Arriving in Tehran started with a horrific taxi ride from the international airport to the city center. I was offered a pick-up from the hostel in Tehran and looking back I was glad I paid the €25. I have seen bad traffic, lack of respect and crazy things happening on the road throughout Asia, but Iran will definitely end up high in a list of insane traffic around the world.
I did not spot any fancy cars at all, but after a while I totally understood why. All cars were bruised and battered and even my taxi touched another car while overtaking in a traffic jam. After 2 hours I reached my hostel and the owner was not around but the amazingly friendly Australian guy that was staying there helped me through my first hours in Tehran.
While trying to look for a budget accommodation in Tehran you wont be spoiled for choice. In total you will find only two options for solo travellers unless you are willing to spend more than $35 for a crappy hotel. I stayed at Tehran Hostel in Teheran and you will find it on Google Maps. This place is all about the owner. Mori is an amazing laid-back host and he will make sure you are enjoying.
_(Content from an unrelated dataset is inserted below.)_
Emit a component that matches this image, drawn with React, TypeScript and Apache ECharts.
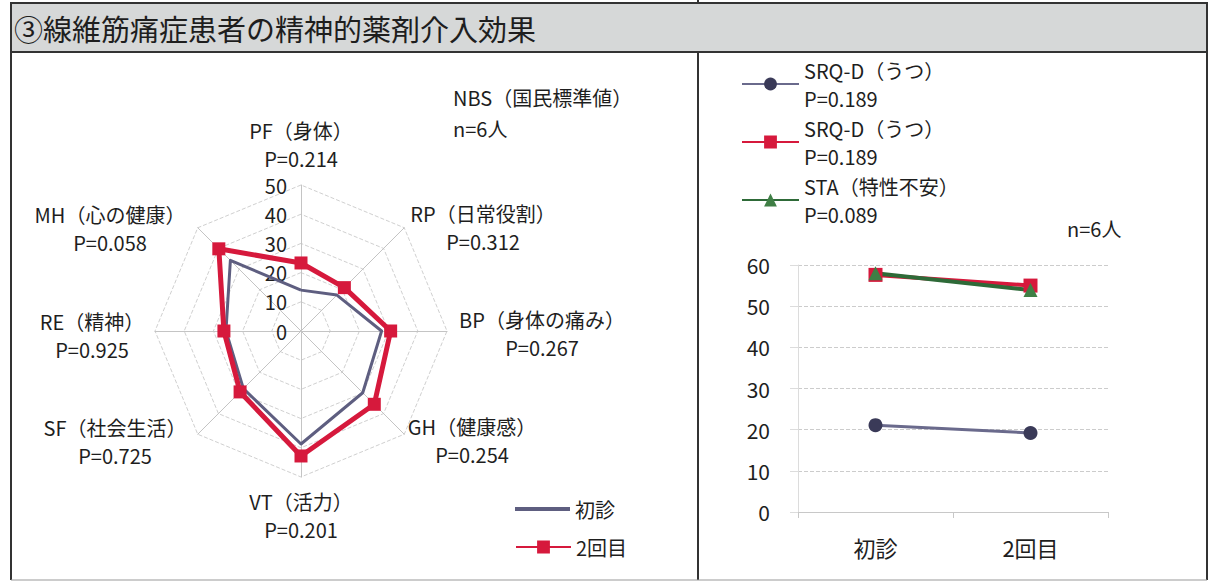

Furthermore this cozy place is the perfect spot to meet other travellers. The location is very central and close to the metro station. Mori also arranged me the required documents for the visa on arrival! The best way to get in touch with him is through Whatsapp: +98 912 725 7703.
The next day David and I decided to explore the capital together and we headed out to the metro station to get me some Iranian Rials before we paid a visit to the former US Embassy. Graffiti painted walls with ‘Go Down USA’ and the statue of liberty portrayed with a skull where signs that the Americans are not Iran’s best friends. So far a lot of Iranians I spoke with feel ashamed for these paintings and want them to be removed. For me it was something unique, something I had never seen elsewhere around the world. The film Fargo is all about what happened here in November 1979 when conservative students burst into the US Embassy and took 52 people hostage for 444 days! An action the supreme leader of the Islamic Republic later spoke about as a victory over the Americans. Unfortunately its not to enter the former Embassy as it has been used by the military ever since. It does houses a museum where they show documents that proof the suspicious actions of the Americans in that time. According to the guidebook it’s only open every year from February 1st till February 10th!
It is worth taking a look, since there is a metro station just a few meters away from the front gate. Walk around and feel the history! Taking pictures can apparently be tricky as there have been reports that tourists had to delete them after questioned by the police. I made pictures and even some videos while fully equipped soldiers where walking around. Take a look at my daily vlogs about my adventures in Tehran with videos from the former Embassy.
Lately the news is full of stories about Tehran and its smog problem. A couple days before we already saw that happening as we were about to head up to the Milad Tower. This 435m high concrete construction is the most iconic of Tehran’s skyline. Views of the city and surrounding mountains can be great on a clear day, though that was not today. You could barely see anything in the distance so we decided to save the $4.
A coffee and a walk through the park later I finished my first day in Tehran and I was not impressed. The horrendous traffic did not make it a pleasant day sight seeing. The metro network is very convenient to travel around and is super cheap. But at the end of the day it is all about the sight that take your breath away and however I did not yet go to the Golestan Palace, which is supposed to be the highlight of Tehran, Tehran does not has that much appeal to me.